▸ **GIVEN INSTRUCTION**
Pictures stay out of the copy; set down each line of the listing below exactly.

▸ **MATERIAL**
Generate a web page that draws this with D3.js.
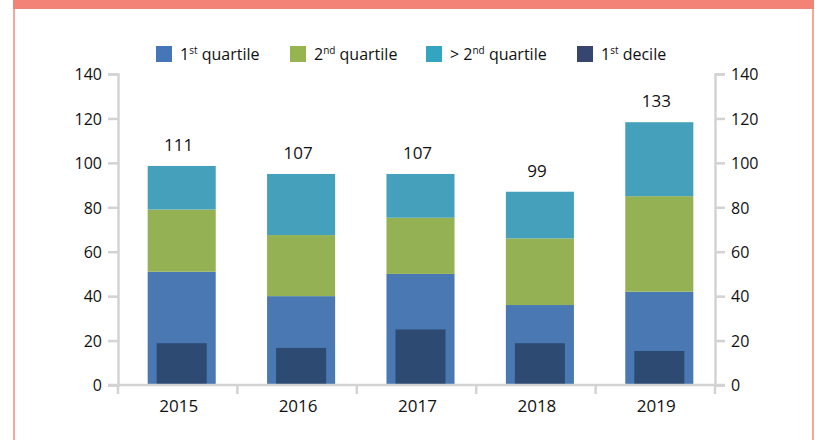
<!DOCTYPE html>
<html>
<head>
<meta charset="utf-8">
<script src="https://cdn.jsdelivr.net/npm/d3@7"></script>
<style>
  body { margin: 0; background: #fff; }
  text { font-family: "Open Sans", "Liberation Sans", Arial, sans-serif; fill: #111; }
</style>
</head>
<body>
<div id="chart"></div>
<script>
// data
var years = ["2015", "2016", "2017", "2018", "2019"];
var q1 = [51, 40, 50, 36, 42];
var q2 = [28, 27.5, 25.3, 30, 43];
var aboveQ2 = [19.6, 27.5, 19.7, 21, 33.3];
var decile1 = [18.8, 16.7, 25, 18.8, 15.3];
var totalLabels = ["111", "107", "107", "99", "133"];
var yTicks = [0, 20, 40, 60, 80, 100, 120, 140];

var seriesKeys = ["q1", "q2", "aboveQ2"];
var colors = {q1: "#4a78b2", q2: "#94b254", aboveQ2: "#45a0bc", decile1: "#2c4a72"};

var width = 815, height = 440;

var rows = years.map(function(y, i) {
    return {year: y, q1: q1[i], q2: q2[i], aboveQ2: aboveQ2[i], decile1: decile1[i], label: totalLabels[i]};
});

var svg = d3.select("#chart").append("svg")
    .attr("width", width)
    .attr("height", height);

// frame
svg.append("rect").attr("x", 13).attr("y", 0).attr("width", 801).attr("height", 9).attr("fill", "#f28376");
svg.append("rect").attr("x", 13).attr("y", 9).attr("width", 2).attr("height", height).attr("fill", "#f6a79b");
svg.append("rect").attr("x", 812).attr("y", 9).attr("width", 2).attr("height", height).attr("fill", "#f6a79b");

var xScale = d3.scaleBand()
    .domain(years)
    .range([118, 715])
    .paddingInner(0.43)
    .paddingOuter(0.215);
var yScale = d3.scaleLinear()
    .domain([0, 140])
    .range([385, 74]);

var axisColor = "#d3d3d3";

// left & right y axes
var yAxisL = d3.axisLeft(yScale).tickValues(yTicks).tickSize(10).tickPadding(6);
var yAxisR = d3.axisRight(yScale).tickValues(yTicks).tickSize(10).tickPadding(6);

var gL = svg.append("g").attr("transform", "translate(118,0)").call(yAxisL);
var gR = svg.append("g").attr("transform", "translate(715,0)").call(yAxisR);
[gL, gR].forEach(function(g) {
    g.select(".domain").attr("stroke", axisColor).attr("stroke-width", 2.5);
    g.selectAll(".tick line").attr("stroke", axisColor).attr("stroke-width", 2.5);
    g.selectAll(".tick text").style("font-size", "16px").attr("fill", "#111").attr("dy", "0.36em");
});

// stacked bars
var stack = d3.stack().keys(seriesKeys);
var layers = stack(rows);
var barShift = 4;

svg.append("g").selectAll("g")
    .data(layers)
    .enter().append("g")
    .attr("fill", function(d) { return colors[d.key]; })
    .selectAll("rect")
    .data(function(d) { return d; })
    .enter().append("rect")
    .attr("x", function(d) { return xScale(d.data.year) + barShift; })
    .attr("width", xScale.bandwidth())
    .attr("y", function(d) { return yScale(d[1]); })
    .attr("height", function(d) { return yScale(d[0]) - yScale(d[1]); });

// 1st decile, narrower bar inside
var decW = 50;
svg.append("g").selectAll("rect")
    .data(rows)
    .enter().append("rect")
    .attr("x", function(d) { return xScale(d.year) + barShift + (xScale.bandwidth() - decW) / 2; })
    .attr("width", decW)
    .attr("y", function(d) { return yScale(d.decile1); })
    .attr("height", function(d) { return yScale(0) - yScale(d.decile1); })
    .attr("fill", colors.decile1);

// total labels
svg.append("g").selectAll("text")
    .data(rows)
    .enter().append("text")
    .attr("x", function(d) { return xScale(d.year) + barShift + xScale.bandwidth() / 2 - 3; })
    .attr("y", function(d) { return yScale(d.q1 + d.q2 + d.aboveQ2) - 15; })
    .attr("text-anchor", "middle")
    .style("font-size", "17px")
    .text(function(d) { return d.label; });

// x axis
var xg = svg.append("g");
xg.append("line")
    .attr("x1", 108).attr("x2", 725)
    .attr("y1", 385).attr("y2", 385)
    .attr("stroke", axisColor).attr("stroke-width", 2.5);
xg.selectAll(".xtick")
    .data(d3.range(years.length + 1))
    .enter().append("line")
    .attr("x1", function(i) { return 118 + i * (715 - 118) / years.length; })
    .attr("x2", function(i) { return 118 + i * (715 - 118) / years.length; })
    .attr("y1", 385).attr("y2", 394)
    .attr("stroke", axisColor).attr("stroke-width", 2.5);
xg.selectAll(".xlabel")
    .data(years)
    .enter().append("text")
    .attr("x", function(d) { return xScale(d) + xScale.bandwidth() / 2 + 1; })
    .attr("y", 412)
    .attr("text-anchor", "middle")
    .style("font-size", "17px")
    .text(function(d) { return d; });

// legend
var legendItems = [
    {key: "q1", pre: "1", sup: "st", post: " quartile", x: 156},
    {key: "q2", pre: "2", sup: "nd", post: " quartile", x: 290},
    {key: "aboveQ2", pre: "> 2", sup: "nd", post: " quartile", x: 426},
    {key: "decile1", pre: "1", sup: "st", post: " decile", x: 577}
];
var legendColors = {q1: "#4577b8", q2: "#96b44f", aboveQ2: "#34a5c1", decile1: "#37466f"};

var leg = svg.append("g").selectAll("g")
    .data(legendItems)
    .enter().append("g")
    .attr("transform", function(d) { return "translate(" + d.x + ",46)"; });
leg.append("rect")
    .attr("width", 16).attr("height", 16)
    .attr("fill", function(d) { return legendColors[d.key]; });
var lt = leg.append("text")
    .attr("x", 24)
    .attr("y", 14)
    .style("font-size", "16px");
lt.append("tspan").text(function(d) { return d.pre; });
lt.append("tspan").attr("dy", -6).style("font-size", "10px").text(function(d) { return d.sup; });
lt.append("tspan").attr("dy", 6).text(function(d) { return d.post; });
</script>
</body>
</html>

▸ **REPLY**
Generate a web page that draws this with D3.js.
<!DOCTYPE html>
<html>
<head>
<meta charset="utf-8">
<script src="https://cdn.jsdelivr.net/npm/d3@7"></script>
<style>
  body { margin: 0; background: #fff; }
  text { font-family: "Open Sans", "Liberation Sans", Arial, sans-serif; fill: #111; }
</style>
</head>
<body>
<div id="chart"></div>
<script>
// data
var years = ["2015", "2016", "2017", "2018", "2019"];
var q1 = [51, 40, 50, 36, 42];
var q2 = [28, 27.5, 25.3, 30, 43];
var aboveQ2 = [19.6, 27.5, 19.7, 21, 33.3];
var decile1 = [18.8, 16.7, 25, 18.8, 15.3];
var totalLabels = ["111", "107", "107", "99", "133"];
var yTicks = [0, 20, 40, 60, 80, 100, 120, 140];

var seriesKeys = ["q1", "q2", "aboveQ2"];
var colors = {q1: "#4a78b2", q2: "#94b254", aboveQ2: "#45a0bc", decile1: "#2c4a72"};

var width = 815, height = 440;

var rows = years.map(function(y, i) {
    return {year: y, q1: q1[i], q2: q2[i], aboveQ2: aboveQ2[i], decile1: decile1[i], label: totalLabels[i]};
});

var svg = d3.select("#chart").append("svg")
    .attr("width", width)
    .attr("height", height);

// frame
svg.append("rect").attr("x", 13).attr("y", 0).attr("width", 801).attr("height", 9).attr("fill", "#f28376");
svg.append("rect").attr("x", 13).attr("y", 9).attr("width", 2).attr("height", height).attr("fill", "#f6a79b");
svg.append("rect").attr("x", 812).attr("y", 9).attr("width", 2).attr("height", height).attr("fill", "#f6a79b");

var xScale = d3.scaleBand()
    .domain(years)
    .range([118, 715])
    .paddingInner(0.43)
    .paddingOuter(0.215);
var yScale = d3.scaleLinear()
    .domain([0, 140])
    .range([385, 74]);

var axisColor = "#d3d3d3";

// left & right y axes
var yAxisL = d3.axisLeft(yScale).tickValues(yTicks).tickSize(10).tickPadding(6);
var yAxisR = d3.axisRight(yScale).tickValues(yTicks).tickSize(10).tickPadding(6);

var gL = svg.append("g").attr("transform", "translate(118,0)").call(yAxisL);
var gR = svg.append("g").attr("transform", "translate(715,0)").call(yAxisR);
[gL, gR].forEach(function(g) {
    g.select(".domain").attr("stroke", axisColor).attr("stroke-width", 2.5);
    g.selectAll(".tick line").attr("stroke", axisColor).attr("stroke-width", 2.5);
    g.selectAll(".tick text").style("font-size", "16px").attr("fill", "#111").attr("dy", "0.36em");
});

// stacked bars
var stack = d3.stack().keys(seriesKeys);
var layers = stack(rows);
var barShift = 4;

svg.append("g").selectAll("g")
    .data(layers)
    .enter().append("g")
    .attr("fill", function(d) { return colors[d.key]; })
    .selectAll("rect")
    .data(function(d) { return d; })
    .enter().append("rect")
    .attr("x", function(d) { return xScale(d.data.year) + barShift; })
    .attr("width", xScale.bandwidth())
    .attr("y", function(d) { return yScale(d[1]); })
    .attr("height", function(d) { return yScale(d[0]) - yScale(d[1]); });

// 1st decile, narrower bar inside
var decW = 50;
svg.append("g").selectAll("rect")
    .data(rows)
    .enter().append("rect")
    .attr("x", function(d) { return xScale(d.year) + barShift + (xScale.bandwidth() - decW) / 2; })
    .attr("width", decW)
    .attr("y", function(d) { return yScale(d.decile1); })
    .attr("height", function(d) { return yScale(0) - yScale(d.decile1); })
    .attr("fill", colors.decile1);

// total labels
svg.append("g").selectAll("text")
    .data(rows)
    .enter().append("text")
    .attr("x", function(d) { return xScale(d.year) + barShift + xScale.bandwidth() / 2 - 3; })
    .attr("y", function(d) { return yScale(d.q1 + d.q2 + d.aboveQ2) - 15; })
    .attr("text-anchor", "middle")
    .style("font-size", "17px")
    .text(function(d) { return d.label; });

// x axis
var xg = svg.append("g");
xg.append("line")
    .attr("x1", 108).attr("x2", 725)
    .attr("y1", 385).attr("y2", 385)
    .attr("stroke", axisColor).attr("stroke-width", 2.5);
xg.selectAll(".xtick")
    .data(d3.range(years.length + 1))
    .enter().append("line")
    .attr("x1", function(i) { return 118 + i * (715 - 118) / years.length; })
    .attr("x2", function(i) { return 118 + i * (715 - 118) / years.length; })
    .attr("y1", 385).attr("y2", 394)
    .attr("stroke", axisColor).attr("stroke-width", 2.5);
xg.selectAll(".xlabel")
    .data(years)
    .enter().append("text")
    .attr("x", function(d) { return xScale(d) + xScale.bandwidth() / 2 + 1; })
    .attr("y", 412)
    .attr("text-anchor", "middle")
    .style("font-size", "17px")
    .text(function(d) { return d; });

// legend
var legendItems = [
    {key: "q1", pre: "1", sup: "st", post: " quartile", x: 156},
    {key: "q2", pre: "2", sup: "nd", post: " quartile", x: 290},
    {key: "aboveQ2", pre: "> 2", sup: "nd", post: " quartile", x: 426},
    {key: "decile1", pre: "1", sup: "st", post: " decile", x: 577}
];
var legendColors = {q1: "#4577b8", q2: "#96b44f", aboveQ2: "#34a5c1", decile1: "#37466f"};

var leg = svg.append("g").selectAll("g")
    .data(legendItems)
    .enter().append("g")
    .attr("transform", function(d) { return "translate(" + d.x + ",46)"; });
leg.append("rect")
    .attr("width", 16).attr("height", 16)
    .attr("fill", function(d) { return legendColors[d.key]; });
var lt = leg.append("text")
    .attr("x", 24)
    .attr("y", 14)
    .style("font-size", "16px");
lt.append("tspan").text(function(d) { return d.pre; });
lt.append("tspan").attr("dy", -6).style("font-size", "10px").text(function(d) { return d.sup; });
lt.append("tspan").attr("dy", 6).text(function(d) { return d.post; });
</script>
</body>
</html>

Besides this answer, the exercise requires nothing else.